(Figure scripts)
## BEGIN

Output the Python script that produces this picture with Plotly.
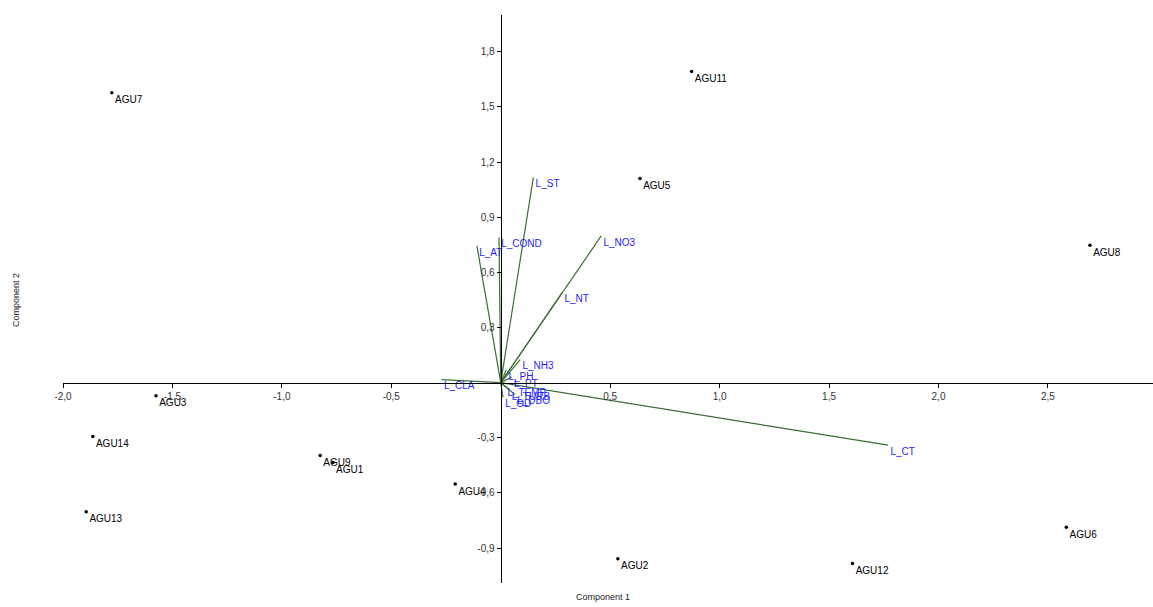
import plotly.graph_objects as go

# Sample scores (Component 1, Component 2)
samples = ["AGU1", "AGU2", "AGU3", "AGU4", "AGU5", "AGU6", "AGU7",
           "AGU8", "AGU9", "AGU11", "AGU12", "AGU13", "AGU14"]
score_x = [-0.767, 0.535, -1.575, -0.208, 0.636, 2.584, -1.777,
           2.692, -0.825, 0.872, 1.607, -1.894, -1.864]
score_y = [-0.435, -0.958, -0.071, -0.551, 1.111, -0.787, 1.577,
           0.748, -0.397, 1.693, -0.984, -0.702, -0.293]

# Variable loadings
variables = ["L_ST", "L_NO3", "L_NT", "L_AT", "L_COND", "L_CT", "L_CLA",
             "L_NH3", "L_PH", "L_PT", "L_TEMP", "L_TURB", "L_DBO", "L_OD"]
load_x = [0.149, 0.459, 0.281, -0.109, -0.008, 1.77, -0.27,
          0.089, 0.025, 0.05, 0.02, 0.04, 0.065, 0.01]
load_y = [1.117, 0.798, 0.491, 0.744, 0.79, -0.34, 0.016,
          0.125, 0.07, 0.03, -0.02, -0.04, -0.065, -0.08]

# Axis ticks
x_ticks = [-2.0, -1.5, -1.0, -0.5, 0.5, 1.0, 1.5, 2.0, 2.5]
x_tick_labels = ["-2,0", "-1,5", "-1,0", "-0,5", "0,5", "1,0", "1,5", "2,0", "2,5"]
y_ticks = [-0.9, -0.6, -0.3, 0.3, 0.6, 0.9, 1.2, 1.5, 1.8]
y_tick_labels = ["-0,9", "-0,6", "-0,3", "0,3", "0,6", "0,9", "1,2", "1,5", "1,8"]

x_range = [-2.0, 2.98]
y_range = [-1.09, 2.0]

FONT = "Liberation Sans, Arial, sans-serif"

fig = go.Figure()

# loading vectors
lx, ly = [], []
for vx, vy in zip(load_x, load_y):
    lx += [0, vx, None]
    ly += [0, vy, None]
fig.add_trace(go.Scatter(x=lx, y=ly, mode="lines",
                         line=dict(color="#3a6e34", width=1.2),
                         hoverinfo="skip", showlegend=False))
fig.add_trace(go.Scatter(x=load_x, y=load_y, mode="markers+text", text=variables,
                         textposition="bottom right",
                         marker=dict(size=2, color="rgba(0,0,0,0)"),
                         textfont=dict(family=FONT, size=10, color="#1e1eff"),
                         showlegend=False))

# sample points
fig.add_trace(go.Scatter(x=score_x, y=score_y, mode="markers+text", text=samples,
                         textposition="bottom right",
                         marker=dict(color="black", size=3.5),
                         textfont=dict(family=FONT, size=10, color="black"),
                         showlegend=False))

x_pos = (0 - y_range[0]) / (y_range[1] - y_range[0])
y_pos = (0 - x_range[0]) / (x_range[1] - x_range[0])

L, R, T, B = 63, 0, 15, 24
pw = 1153 - L - R
ph = 607 - T - B

fig.update_layout(
    width=1153, height=607,
    margin=dict(l=L, r=R, t=T, b=B, autoexpand=False),
    plot_bgcolor="white", paper_bgcolor="white",
    font=dict(family=FONT, size=10, color="#222"),
    xaxis=dict(range=x_range, anchor="free", position=x_pos,
               showline=True, linecolor="black", linewidth=1.3,
               ticks="outside", ticklen=4, tickcolor="black",
               tickvals=x_ticks, ticktext=x_tick_labels,
               showgrid=False, zeroline=False,
               tickfont=dict(family=FONT, size=10, color="#333")),
    yaxis=dict(range=y_range, anchor="free", position=y_pos,
               showline=True, linecolor="black", linewidth=1.3,
               ticks="outside", ticklen=4, tickcolor="black",
               tickvals=y_ticks, ticktext=y_tick_labels,
               showgrid=False, zeroline=False,
               tickfont=dict(family=FONT, size=10, color="#333")),
    annotations=[
        dict(text="Component 1", x=(603 - L) / pw, y=(607 - B - 597) / ph,
             xref="paper", yref="paper", xanchor="center", yanchor="middle",
             showarrow=False, font=dict(family=FONT, size=9, color="#222")),
        dict(text="Component 2", x=(16 - L) / pw, y=(607 - B - 300) / ph,
             xref="paper", yref="paper", xanchor="center", yanchor="middle",
             showarrow=False, textangle=-90,
             font=dict(family=FONT, size=9, color="#222")),
    ],
)

fig.write_html(
    "out.html",
    config={"displayModeBar": False},
    post_script="document.body.style.margin='0';document.body.style.overflow='hidden';",
)
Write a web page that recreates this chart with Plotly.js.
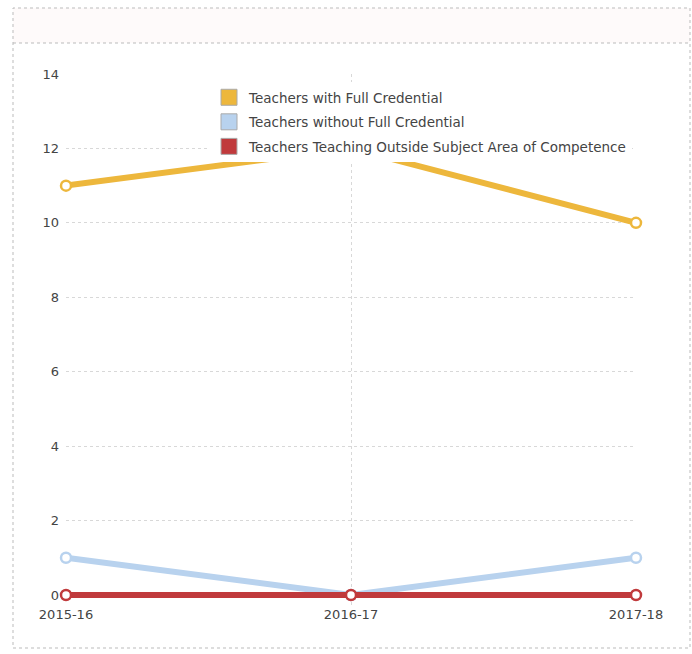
<!DOCTYPE html>
<html>
<head>
<meta charset="utf-8">
<script src="https://cdn.plot.ly/plotly-3.0.1.min.js"></script>
<style>html,body{margin:0;padding:0;background:#fff;}#chart{width:692px;height:654px;}</style>
</head>
<body>
<div id="chart"></div>
<script>
const years = ["2015-16", "2016-17", "2017-18"];
const seriesNames = [
  "Teachers with Full Credential",
  "Teachers without Full Credential",
  "Teachers Teaching Outside Subject Area of Competence"
];
const fullCredential = [11, 12, 10];
const withoutCredential = [1, 0, 1];
const outsideSubject = [0, 0, 0];
const yTicks = [0, 2, 4, 6, 8, 10, 12, 14];

const colors = ["#EDB73C", "#B8D2EE", "#C03A3C"];
const W = 692, H = 654;
const M = {l: 66, r: 56, t: 74, b: 49};
const px = x => (x - M.l) / (W - M.l - M.r);
const py = y => (H - M.b - y) / (H - M.t - M.b);
// 0 sits at 595 px, 14 at 74 px; plot area extends to 605 px so thick lines at 0 are not clipped
const yMin = -(10 / ((595 - 74) / 14));

const values = [fullCredential, withoutCredential, outsideSubject];
const order = [1, 2, 0];
const traces = [];
order.forEach(i => {
  traces.push({
    type: "scatter", mode: "lines+markers",
    x: years, y: values[i], name: seriesNames[i], showlegend: false,
    line: {color: colors[i], width: 6},
    marker: {color: "#fff", size: 10, line: {color: colors[i], width: 2.5}},
    cliponaxis: false
  });
});
// legend swatches
[0, 1, 2].forEach(i => {
  traces.push({
    type: "scatter", mode: "markers", x: [null], y: [null],
    name: seriesNames[i], legendgroup: "g" + i, showlegend: true,
    marker: {symbol: "square", size: 17, color: colors[i], line: {color: "#aaa", width: 1}}
  });
});

const font = "DejaVu Sans, Verdana, sans-serif";
const layout = {
  width: W, height: H,
  margin: M,
  paper_bgcolor: "#fff", plot_bgcolor: "#fff",
  font: {family: font, size: 13, color: "#444"},
  xaxis: {
    type: "category", range: [0, 2], showgrid: true, gridcolor: "#d8d8d8", griddash: "dot",
    zeroline: false, showline: false, ticks: "", ticklabelstandoff: 0,
    tickfont: {family: font, size: 13, color: "#444"}, fixedrange: true
  },
  yaxis: {
    range: [yMin, 14], tickvals: yTicks, showgrid: true, gridcolor: "#d8d8d8", griddash: "dot",
    zeroline: false, showline: false, ticks: "", ticklabelstandoff: 6,
    tickfont: {family: font, size: 13, color: "#444"}, fixedrange: true
  },
  legend: {
    x: px(209), y: py(82), xanchor: "left", yanchor: "top",
    bgcolor: "#fff", borderwidth: 0, tracegroupgap: 4,
    font: {family: font, size: 13.5, color: "#444"},
    itemsizing: "trace"
  },
  shapes: [
    {type: "rect", xref: "paper", yref: "paper", x0: px(13), x1: px(690), y0: py(43), y1: py(8),
     fillcolor: "#fefafa", line: {width: 0}, layer: "below"},
    {type: "rect", xref: "paper", yref: "paper", x0: px(13), x1: px(690), y0: py(648), y1: py(8),
     line: {color: "#bbb", width: 1, dash: "dot"}, layer: "below"},
    {type: "line", xref: "paper", yref: "paper", x0: px(13), x1: px(690), y0: py(43), y1: py(43),
     line: {color: "#bbb", width: 1, dash: "dot"}, layer: "below"}
  ]
};
Plotly.newPlot("chart", traces, layout, {displayModeBar: false, staticPlot: true});
</script>
</body>
</html>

## END

Direction: Above this task is a listing with pictures in it. Retype only the lines from the one containing "Write a web" through the one containing "const yMin = -(10 / ((595 - 74) / 14));", both included, and not the pictures.

Result of the exercise:
Write a web page that recreates this chart with Plotly.js.
<!DOCTYPE html>
<html>
<head>
<meta charset="utf-8">
<script src="https://cdn.plot.ly/plotly-3.0.1.min.js"></script>
<style>html,body{margin:0;padding:0;background:#fff;}#chart{width:692px;height:654px;}</style>
</head>
<body>
<div id="chart"></div>
<script>
const years = ["2015-16", "2016-17", "2017-18"];
const seriesNames = [
  "Teachers with Full Credential",
  "Teachers without Full Credential",
  "Teachers Teaching Outside Subject Area of Competence"
];
const fullCredential = [11, 12, 10];
const withoutCredential = [1, 0, 1];
const outsideSubject = [0, 0, 0];
const yTicks = [0, 2, 4, 6, 8, 10, 12, 14];

const colors = ["#EDB73C", "#B8D2EE", "#C03A3C"];
const W = 692, H = 654;
const M = {l: 66, r: 56, t: 74, b: 49};
const px = x => (x - M.l) / (W - M.l - M.r);
const py = y => (H - M.b - y) / (H - M.t - M.b);
// 0 sits at 595 px, 14 at 74 px; plot area extends to 605 px so thick lines at 0 are not clipped
const yMin = -(10 / ((595 - 74) / 14));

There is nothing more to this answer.